> _REQUIREMENT_: For each line in the data below that holds "script", return a copy.

━━━━━ RECORDS PROVIDED

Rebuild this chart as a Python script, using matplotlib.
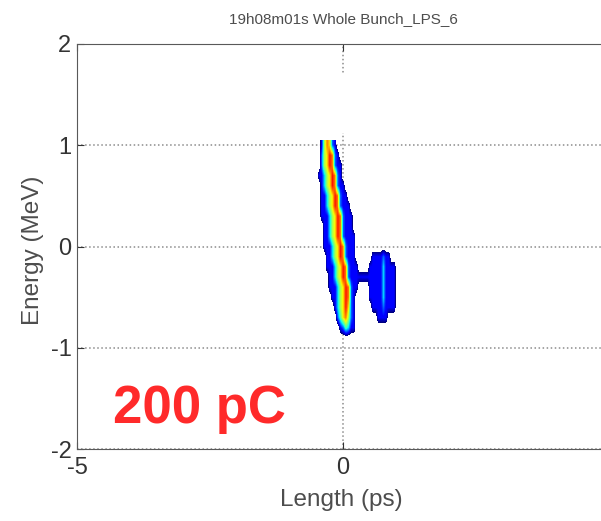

━━━━━━━━━━
━━━━━ RECORDS PROVIDED

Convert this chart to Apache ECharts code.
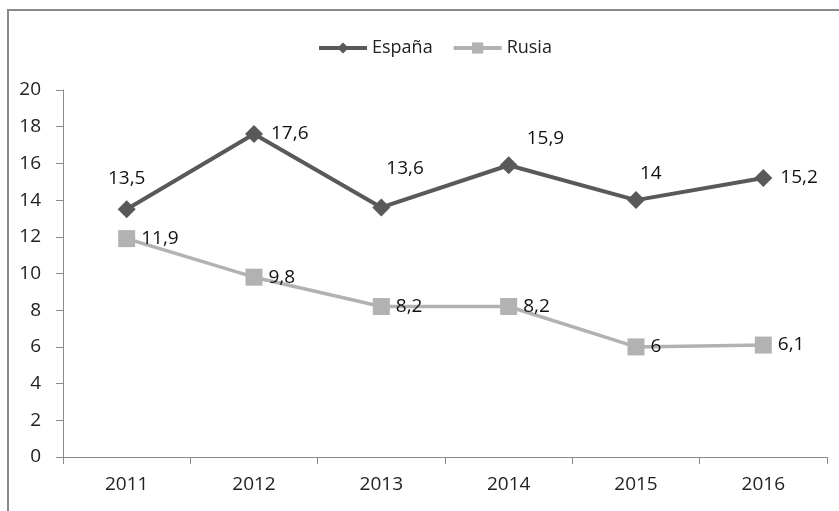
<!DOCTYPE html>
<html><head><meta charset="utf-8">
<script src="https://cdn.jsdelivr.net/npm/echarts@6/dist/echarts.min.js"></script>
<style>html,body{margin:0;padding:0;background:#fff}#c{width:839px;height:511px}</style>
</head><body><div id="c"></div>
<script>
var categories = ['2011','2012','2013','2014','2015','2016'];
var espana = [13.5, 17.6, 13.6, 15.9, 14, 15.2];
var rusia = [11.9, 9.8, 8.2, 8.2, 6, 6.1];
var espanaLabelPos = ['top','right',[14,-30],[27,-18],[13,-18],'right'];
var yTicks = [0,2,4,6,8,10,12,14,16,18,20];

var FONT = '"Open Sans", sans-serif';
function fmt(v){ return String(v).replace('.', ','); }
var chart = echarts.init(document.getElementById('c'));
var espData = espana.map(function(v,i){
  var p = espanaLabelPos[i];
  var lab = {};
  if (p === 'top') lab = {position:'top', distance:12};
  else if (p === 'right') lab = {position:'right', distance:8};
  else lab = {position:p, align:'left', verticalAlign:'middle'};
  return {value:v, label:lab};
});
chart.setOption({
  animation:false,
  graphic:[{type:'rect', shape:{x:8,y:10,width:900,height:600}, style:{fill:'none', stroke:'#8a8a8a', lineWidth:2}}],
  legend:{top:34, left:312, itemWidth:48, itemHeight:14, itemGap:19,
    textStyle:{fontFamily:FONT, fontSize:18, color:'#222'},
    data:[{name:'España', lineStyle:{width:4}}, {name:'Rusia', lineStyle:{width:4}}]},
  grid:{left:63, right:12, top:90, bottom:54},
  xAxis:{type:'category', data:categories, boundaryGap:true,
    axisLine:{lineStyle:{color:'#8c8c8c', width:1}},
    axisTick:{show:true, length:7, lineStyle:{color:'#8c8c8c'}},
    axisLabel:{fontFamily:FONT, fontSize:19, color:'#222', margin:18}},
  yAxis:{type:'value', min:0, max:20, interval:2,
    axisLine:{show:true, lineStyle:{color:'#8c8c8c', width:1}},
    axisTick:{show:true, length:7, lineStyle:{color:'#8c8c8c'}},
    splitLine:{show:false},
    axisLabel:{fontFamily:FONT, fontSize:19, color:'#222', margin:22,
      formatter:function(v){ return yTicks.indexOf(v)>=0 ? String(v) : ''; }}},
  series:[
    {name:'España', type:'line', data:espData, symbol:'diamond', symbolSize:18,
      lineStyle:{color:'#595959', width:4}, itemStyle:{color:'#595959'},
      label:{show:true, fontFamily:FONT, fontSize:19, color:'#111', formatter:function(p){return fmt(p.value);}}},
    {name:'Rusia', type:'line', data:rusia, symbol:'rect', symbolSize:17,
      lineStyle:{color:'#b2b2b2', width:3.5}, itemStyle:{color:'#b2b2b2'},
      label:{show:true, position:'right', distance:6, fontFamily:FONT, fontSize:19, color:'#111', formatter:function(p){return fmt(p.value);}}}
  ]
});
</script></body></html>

━━━━━━━━━━
━━━━━ RECORDS PROVIDED

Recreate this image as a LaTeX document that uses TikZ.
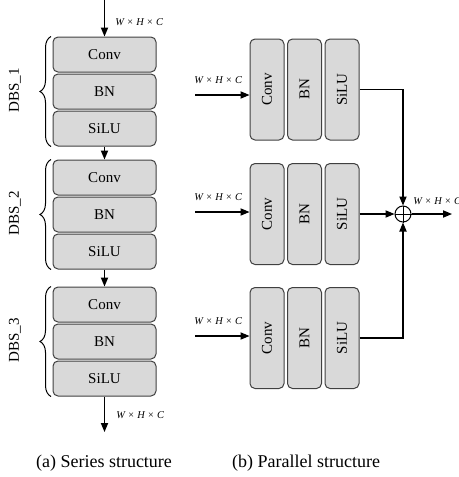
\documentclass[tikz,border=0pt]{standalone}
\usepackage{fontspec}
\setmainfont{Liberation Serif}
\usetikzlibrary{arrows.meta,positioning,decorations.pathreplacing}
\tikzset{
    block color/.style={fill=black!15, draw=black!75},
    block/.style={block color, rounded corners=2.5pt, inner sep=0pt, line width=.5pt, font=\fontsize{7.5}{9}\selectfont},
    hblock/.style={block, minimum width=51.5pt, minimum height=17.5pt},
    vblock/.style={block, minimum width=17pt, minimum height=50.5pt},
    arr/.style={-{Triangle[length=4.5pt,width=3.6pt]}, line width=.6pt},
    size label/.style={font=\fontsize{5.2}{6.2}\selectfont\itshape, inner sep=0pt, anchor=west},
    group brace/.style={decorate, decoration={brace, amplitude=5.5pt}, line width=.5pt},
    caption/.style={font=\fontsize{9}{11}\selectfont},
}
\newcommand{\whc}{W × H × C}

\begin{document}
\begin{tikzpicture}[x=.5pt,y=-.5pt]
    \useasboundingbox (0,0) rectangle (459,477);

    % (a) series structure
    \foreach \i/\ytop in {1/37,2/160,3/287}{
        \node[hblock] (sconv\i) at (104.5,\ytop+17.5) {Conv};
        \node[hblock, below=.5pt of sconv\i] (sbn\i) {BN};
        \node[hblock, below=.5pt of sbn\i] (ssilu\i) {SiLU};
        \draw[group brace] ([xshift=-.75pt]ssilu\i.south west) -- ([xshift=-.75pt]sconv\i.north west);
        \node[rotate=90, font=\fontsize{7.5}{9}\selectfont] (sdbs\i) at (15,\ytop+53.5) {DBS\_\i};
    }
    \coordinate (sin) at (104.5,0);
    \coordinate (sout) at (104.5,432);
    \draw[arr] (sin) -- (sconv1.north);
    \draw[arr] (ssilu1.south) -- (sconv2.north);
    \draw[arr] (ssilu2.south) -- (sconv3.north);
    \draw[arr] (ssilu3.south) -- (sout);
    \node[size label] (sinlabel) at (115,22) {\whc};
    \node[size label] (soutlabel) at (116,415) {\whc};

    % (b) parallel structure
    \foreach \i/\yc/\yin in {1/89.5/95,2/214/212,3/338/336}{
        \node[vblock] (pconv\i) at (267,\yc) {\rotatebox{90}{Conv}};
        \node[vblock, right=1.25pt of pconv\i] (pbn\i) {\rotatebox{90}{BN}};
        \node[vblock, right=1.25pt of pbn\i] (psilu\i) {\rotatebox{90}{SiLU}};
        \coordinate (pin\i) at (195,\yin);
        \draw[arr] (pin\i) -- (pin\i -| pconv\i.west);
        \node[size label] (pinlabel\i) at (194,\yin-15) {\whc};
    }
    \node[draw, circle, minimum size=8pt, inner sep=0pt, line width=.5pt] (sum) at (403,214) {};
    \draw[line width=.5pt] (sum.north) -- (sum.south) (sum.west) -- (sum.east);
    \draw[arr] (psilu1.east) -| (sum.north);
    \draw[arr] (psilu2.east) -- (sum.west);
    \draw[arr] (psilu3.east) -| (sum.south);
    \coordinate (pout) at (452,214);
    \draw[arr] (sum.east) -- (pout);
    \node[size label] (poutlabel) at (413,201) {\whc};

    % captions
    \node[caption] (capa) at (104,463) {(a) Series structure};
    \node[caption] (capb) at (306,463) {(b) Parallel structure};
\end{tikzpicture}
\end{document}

━━━━━━━━━━

> _EXERCISE ANSWER_:
Rebuild this chart as a Python script, using matplotlib.
<script src="https://cdn.jsdelivr.net/npm/echarts@6/dist/echarts.min.js"></script>
<script>
</script></body></html>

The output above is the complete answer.